▶ TASK DIRECTIONS: Repeat the listing word for word. No pictures belong in the copy.

▶ PROVIDED MATERIAL:

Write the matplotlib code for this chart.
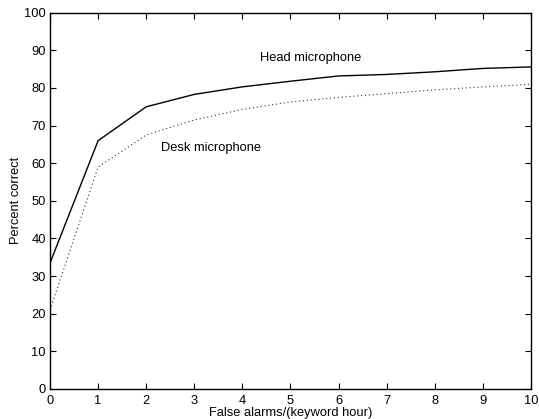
import matplotlib
matplotlib.use("Agg")
import matplotlib.pyplot as plt

false_alarms = [0, 1, 2, 3, 4, 5, 6, 7, 8, 9, 10]
head_mic = [33.5, 66.0, 75.0, 78.3, 80.3, 81.8, 83.2, 83.6, 84.3, 85.2, 85.6]
desk_mic = [21.0, 59.0, 67.5, 71.5, 74.3, 76.3, 77.5, 78.5, 79.5, 80.3, 81.0]
x_ticks = list(range(0, 11))
y_ticks = list(range(0, 101, 10))

plt.rcParams['font.family'] = ['Liberation Sans', 'DejaVu Sans']
FS = 9.3
fig = plt.figure(figsize=(5.39, 4.19), dpi=100)
ax = fig.add_axes([0.0928, 0.0716, 0.8922, 0.898])
ax.plot(false_alarms, head_mic, color='black', linewidth=1.0)
ax.plot(false_alarms, desk_mic, color='#333333', linewidth=0.8, linestyle=(0, (1, 2.5)))
ax.set_xlim(0, 10)
ax.set_ylim(0, 100)
ax.set_xticks(x_ticks)
ax.set_yticks(y_ticks)
ax.tick_params(direction='in', top=True, right=True, labelsize=FS, length=4, pad=3)
ax.tick_params(axis='x', pad=4.5)
for s in ax.spines.values():
    s.set_linewidth(1.0)
ax.text(4.37, 88.0, 'Head microphone', fontsize=FS, va='center', ha='left')
ax.text(2.3, 64.0, 'Desk microphone', fontsize=FS, va='center', ha='left')
ax.set_xlabel('False alarms/(keyword hour)', fontsize=FS, labelpad=0)
ax.set_ylabel('Percent correct', fontsize=FS, labelpad=1.5)
fig.savefig('out.png', dpi=100)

▶ OUTPUT OF THE TASK:
Write the matplotlib code for this chart.
import matplotlib
matplotlib.use("Agg")
import matplotlib.pyplot as plt

false_alarms = [0, 1, 2, 3, 4, 5, 6, 7, 8, 9, 10]
head_mic = [33.5, 66.0, 75.0, 78.3, 80.3, 81.8, 83.2, 83.6, 84.3, 85.2, 85.6]
desk_mic = [21.0, 59.0, 67.5, 71.5, 74.3, 76.3, 77.5, 78.5, 79.5, 80.3, 81.0]
x_ticks = list(range(0, 11))
y_ticks = list(range(0, 101, 10))

plt.rcParams['font.family'] = ['Liberation Sans', 'DejaVu Sans']
FS = 9.3
fig = plt.figure(figsize=(5.39, 4.19), dpi=100)
ax = fig.add_axes([0.0928, 0.0716, 0.8922, 0.898])
ax.plot(false_alarms, head_mic, color='black', linewidth=1.0)
ax.plot(false_alarms, desk_mic, color='#333333', linewidth=0.8, linestyle=(0, (1, 2.5)))
ax.set_xlim(0, 10)
ax.set_ylim(0, 100)
ax.set_xticks(x_ticks)
ax.set_yticks(y_ticks)
ax.tick_params(direction='in', top=True, right=True, labelsize=FS, length=4, pad=3)
ax.tick_params(axis='x', pad=4.5)
for s in ax.spines.values():
    s.set_linewidth(1.0)
ax.text(4.37, 88.0, 'Head microphone', fontsize=FS, va='center', ha='left')
ax.text(2.3, 64.0, 'Desk microphone', fontsize=FS, va='center', ha='left')
ax.set_xlabel('False alarms/(keyword hour)', fontsize=FS, labelpad=0)
ax.set_ylabel('Percent correct', fontsize=FS, labelpad=1.5)
fig.savefig('out.png', dpi=100)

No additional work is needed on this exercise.